The adjustments did not have any affect on the Company’s cash flows, cash positions, or total stockholders’ equity during the affected periods; however, the adjustments did have an impact on the loss per share attributable to common stockholders for those periods.
As previously reported, the Company received notice from The American Stock Exchange (“AMEX”) that it was not in compliance with Section 1101 of the Amex Company Guide as a result of the Company’s failure to timely file its Quarterly Report on Form 10-Q for the quarter ended September 25, 2004. On December 17, 2004, AMEX accepted a compliance plan submitted by the Company that would bring the Company into compliance with the AMEX continued listing standards by no later than December 30, 2004. Despite the Company’s failure to file the Form 10-Q by December 30, 2004, the Company believes that the filing of the Form
10-Q today will re-establish the Company’s compliance with Section 1101 of the Amex Company Guide.
Mayor’s is a leading luxury retail jeweler serving Florida and Greater Atlanta. The Company was founded in 1910 and has maintained the intimacy of a family-owned boutique while becoming renowned for its fine jewelry, timepieces and giftware. Mayor’s currently operates 28 total stores; 23 in Florida, five in Georgia. Additional information can be found on Mayor’s Web site,www.mayors.com.

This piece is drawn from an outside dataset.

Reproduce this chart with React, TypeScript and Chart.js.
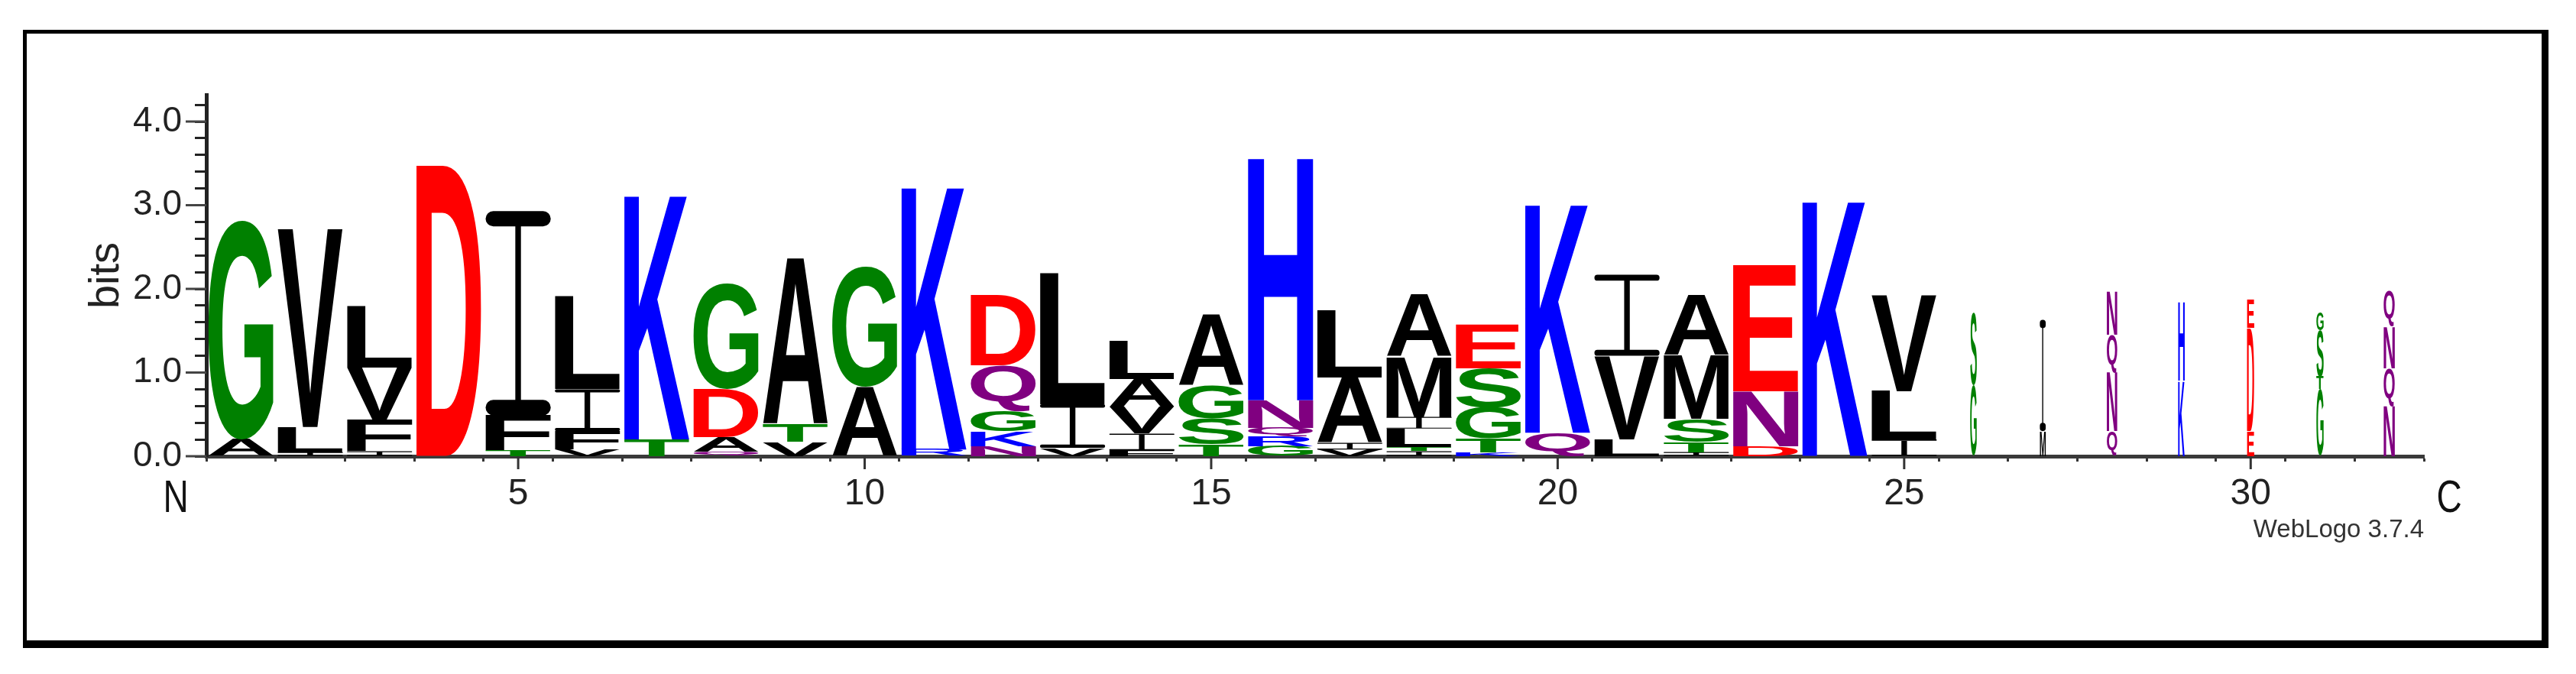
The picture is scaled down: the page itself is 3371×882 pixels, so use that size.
import React, { useEffect, useRef } from 'react';
import { Chart, registerables } from 'chart.js';

Chart.register(...registerables);

const positions = ['1','2','3','4','5','6','7','8','9','10','11','12','13','14','15','16','17','18','19','20','21','22','23','24','25','26','27','28','29','30','31','32'];
const xTickLabels = ['5', '10', '15', '20', '25', '30'];
const yTickLabels = ['0.0', '1.0', '2.0', '3.0', '4.0'];

// letters of each stack, bottom -> top
const stackLetters = [
  'AG', 'ILV', 'IFVL', 'D', 'TFI', 'VFIL', 'TK', 'QADG', 'VTA', 'AG',
  'RK', 'NKGQD', 'VIL', 'FIVAL', 'TSGA', 'GRQNH', 'VIAL', 'ITLIMA', 'KTGSE', 'QK',
  'LVI', 'ITSMA', 'DNE', 'K', 'ILV', 'GS', 'MI', 'QNQN', 'KH', 'EDE',
  'GTSG', 'NQNQ',
];
// heights in bits of each letter, bottom -> top
const stackBits = [
  [0.2, 2.62], [0.05, 0.3, 2.37], [0.06, 0.38, 0.62, 0.74], [3.48], [0.07, 0.42, 2.44],
  [0.08, 0.22, 0.5, 1.11], [0.2, 2.93], [0.05, 0.18, 0.57, 1.26], [0.17, 0.21, 1.99], [0.83, 1.43],
  [0.08, 3.15], [0.12, 0.18, 0.24, 0.55, 0.84], [0.1, 0.52, 1.57], [0.07, 0.2, 0.32, 0.33, 0.46], [0.14, 0.31, 0.39, 0.85],
  [0.12, 0.12, 0.1, 0.33, 2.91], [0.08, 0.08, 0.78, 0.81], [0.06, 0.05, 0.22, 0.14, 0.72, 0.74], [0.05, 0.16, 0.37, 0.47, 0.53], [0.28, 2.74],
  [0.2, 1.0, 0.97], [0.05, 0.12, 0.28, 0.76, 0.72], [0.12, 0.66, 1.51], [3.06], [0.2, 0.58, 1.15],
  [0.85, 0.87], [0.3, 1.33], [0.3, 0.7, 0.45, 0.52], [0.9, 0.94], [0.3, 1.23, 0.34],
  [0.8, 0.15, 0.55, 0.22], [0.6, 0.45, 0.5, 0.42],
];
// relative stack widths (fraction of non-gap sequences)
const stackWidths = [
  1, 1, 1, 1, 1, 1, 1, 1, 1, 1,
  1, 1, 1, 1, 1, 1, 1, 1, 1, 1,
  1, 1, 1, 1, 1, 0.1, 0.09, 0.16, 0.1, 0.11,
  0.11, 0.17,
];

const colorGroups: [string, string][] = [
  ['GSTYC', '#008000'],
  ['NQ', '#800080'],
  ['KRH', '#0000FF'],
  ['DE', '#FF0000'],
  ['PAWFLIMV', '#000000'],
];

const letterColor = (ch: string) => {
  for (const [set, c] of colorGroups) if (set.includes(ch)) return c;
  return '#000000';
};

const FONT = '"Liberation Sans", Arial, Helvetica, sans-serif';

function fillGlyph(ctx: CanvasRenderingContext2D, ch: string, color: string, rx: number, ry: number, rw: number, rh: number) {
  ctx.save();
  ctx.font = `bold 200px ${FONT}`;
  ctx.textAlign = 'left';
  ctx.textBaseline = 'alphabetic';
  const m = ctx.measureText(ch);
  const gw = m.actualBoundingBoxLeft + m.actualBoundingBoxRight;
  const gh = m.actualBoundingBoxAscent + m.actualBoundingBoxDescent;
  if (gw > 0 && gh > 0) {
    ctx.translate(rx, ry);
    ctx.scale(rw / gw, rh / gh);
    ctx.fillStyle = color;
    ctx.fillText(ch, m.actualBoundingBoxLeft, m.actualBoundingBoxAscent);
  }
  ctx.restore();
}

function drawGlyph(ctx: CanvasRenderingContext2D, ch: string, color: string, rx: number, ry: number, rw: number, rh: number) {
  if (ch !== 'I') {
    fillGlyph(ctx, ch, color, rx, ry, rw, rh);
    return;
  }
  // WebLogo's "I" has full-width serif bars and a thin stem
  const bar = Math.max(rh * 0.075, Math.min(rh * 0.3, 1.2));
  const stemW = Math.max(rw * 0.09, 1.5);
  fillGlyph(ctx, 'I', color, rx + (rw - stemW) / 2, ry + bar * 0.5, stemW, Math.max(rh - bar, 0.5));
  ctx.save();
  ctx.fillStyle = color;
  const r = Math.min(bar / 2, rw / 2);
  ctx.beginPath();
  (ctx as any).roundRect(rx, ry, rw, bar, r);
  (ctx as any).roundRect(rx, ry + rh - bar, rw, bar, r);
  ctx.fill();
  ctx.restore();
}

const logoPlugin = {
  id: 'logoLetters',
  afterDatasetsDraw(chart: any) {
    const ctx: CanvasRenderingContext2D = chart.ctx;
    chart.data.datasets.forEach((_ds: any, di: number) => {
      const meta = chart.getDatasetMeta(di);
      meta.data.forEach((el: any, i: number) => {
        const ch = stackLetters[i][di];
        if (!ch) return;
        const { x, y, base, width } = el.getProps(['x', 'y', 'base', 'width'], true);
        const h = base - y;
        if (h < 0.5) return;
        const w = width * stackWidths[i];
        drawGlyph(ctx, ch, letterColor(ch), x - w / 2, y, w, h);
      });
    });
  },
  afterDraw(chart: any) {
    const ctx: CanvasRenderingContext2D = chart.ctx;
    const xs = chart.scales.x;
    const ys = chart.scales.y;
    const area = chart.chartArea;
    ctx.save();
    // longer major ticks on the y axis
    ctx.strokeStyle = '#444';
    ctx.lineWidth = 3;
    yTickLabels.forEach((lab) => {
      const py = ys.getPixelForValue(parseFloat(lab));
      ctx.beginPath();
      ctx.moveTo(area.left - 27, py);
      ctx.lineTo(area.left, py);
      ctx.stroke();
    });
    // longer major ticks on the x axis
    ctx.strokeStyle = '#333';
    xTickLabels.forEach((lab) => {
      const px = xs.getPixelForValue(positions.indexOf(lab));
      ctx.beginPath();
      ctx.moveTo(px, area.bottom);
      ctx.lineTo(px, area.bottom + 17);
      ctx.stroke();
    });
    // N / C ends
    ctx.fillStyle = '#111';
    ctx.font = `46px ${FONT}`;
    ctx.textAlign = 'center';
    ctx.textBaseline = 'alphabetic';
    const drawStretched = (t: string, cx: number, base: number) => {
      ctx.save();
      ctx.translate(cx, base);
      ctx.scale(1, 1.27);
      ctx.fillText(t, 0, 0);
      ctx.restore();
    };
    drawStretched('N', area.left - 40, 670);
    drawStretched('C', area.right + 33, 670);
    // version tag
    ctx.fillStyle = '#333';
    ctx.font = `33px ${FONT}`;
    ctx.textAlign = 'right';
    ctx.fillText('WebLogo 3.7.4', area.right, 703);
    ctx.restore();
  },
};

export default function App() {
  const ref = useRef<HTMLCanvasElement | null>(null);

  useEffect(() => {
    if (!ref.current) return;
    const layers = Math.max(...stackLetters.map((s) => s.length));
    const datasets = Array.from({ length: layers }, (_, k) => ({
      label: `layer ${k + 1}`,
      data: stackBits.map((b) => (b[k] !== undefined ? b[k] : null)),
      backgroundColor: 'rgba(0,0,0,0)',
      borderWidth: 0,
      stack: 'logo',
      barPercentage: 0.94,
      categoryPercentage: 1,
    }));

    const chart = new Chart(ref.current, {
      type: 'bar',
      data: { labels: positions, datasets },
      options: {
        responsive: false,
        animation: false,
        devicePixelRatio: 1,
        layout: { padding: { top: 124, right: 199, bottom: 0, left: 0 } },
        plugins: { legend: { display: false }, tooltip: { enabled: false } },
        scales: {
          x: {
            type: 'category',
            stacked: true,
            offset: true,
            grid: { display: true, drawOnChartArea: false, drawTicks: true, tickLength: 7, tickWidth: 3, tickColor: '#333' },
            border: { display: true, color: '#3a3a3a', width: 5 },
            ticks: {
              autoSkip: false,
              maxRotation: 0,
              padding: 14,
              color: '#222',
              font: { family: FONT, size: 48 },
              callback: (_v: any, i: number) => (xTickLabels.includes(positions[i]) ? positions[i] : ''),
            },
            afterFit: (s: any) => { s.height = 882 - 597; },
          },
          y: {
            type: 'linear',
            stacked: true,
            min: 0,
            max: 4.32,
            grid: { display: true, drawOnChartArea: false, drawTicks: true, tickLength: 15, tickWidth: 3, tickColor: '#222' },
            border: { display: true, color: '#222', width: 5 },
            title: { display: true, text: 'bits', color: '#222', font: { family: FONT, size: 56 }, padding: { top: 106, bottom: 0 } },
            ticks: {
              stepSize: 0.2,
              includeBounds: false,
              autoSkip: false,
              padding: 17,
              color: '#222',
              font: { family: FONT, size: 46 },
              callback: (v: any) => {
                const s = Number(v).toFixed(1);
                return yTickLabels.includes(s) ? s : '';
              },
            },
            afterFit: (s: any) => { s.width = 270; },
          },
        },
      },
      plugins: [logoPlugin],
    } as any);
    return () => chart.destroy();
  }, []);

  return (
    <div>
      <div
        style={{
          position: 'fixed', left: 30, top: 39, width: 3305, height: 809, boxSizing: 'border-box',
          borderStyle: 'solid', borderColor: '#000', borderWidth: '5px 9px 10px 5px', background: '#fff',
        }}
      />
      <canvas
        ref={ref}
        width={3371}
        height={882}
        style={{ position: 'fixed', left: 0, top: 0, width: 3371, height: 882 }}
      />
    </div>
  );
}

This press release contains forward-looking statements made in reliance on the safe harbor provisions of Section 27A of the Securities Act of 1933, as amended, and Section 21E of the Securities Exchange Act of 1934, as amended. These statements may be identified by their use of words, such as “estimate,” “expect,” “intend” and other words and terms of similar meaning, in connection with any discussion of the Company’s financial statements, business, financial condition, results of operations or liquidity. Factors that could affect the Company’s forward-looking statements include, among other things: negative reactions from the Company’s stockholders, creditors or customers to the results of the review and restatement; the impact and result of any litigation (including private litigation), any action by the American Stock Exchange, or of any investigation by the Securities and Exchange Commission or any investigation by any other governmental agency related to the Company; the Company’s ability to successfully implement internal controls and procedures that remediate any weakness that is identified to ensure timely, effective and accurate financial reporting; changes in economic conditions; and other risks detailed from time to time in the Company’s SEC reports, including its Annual Report on Form 10-K, as amended, for the fiscal year ended March 27, 2004. The Company cautions readers not to place undue reliance on any forward-looking statements, which speak only as of the date on which they are made. Several factors, including those identified above, could cause actual events to differ materially from the forward-looking statements. The Company does not undertake any obligation to update or revise any forward-looking statements to reflect subsequent events or circumstances.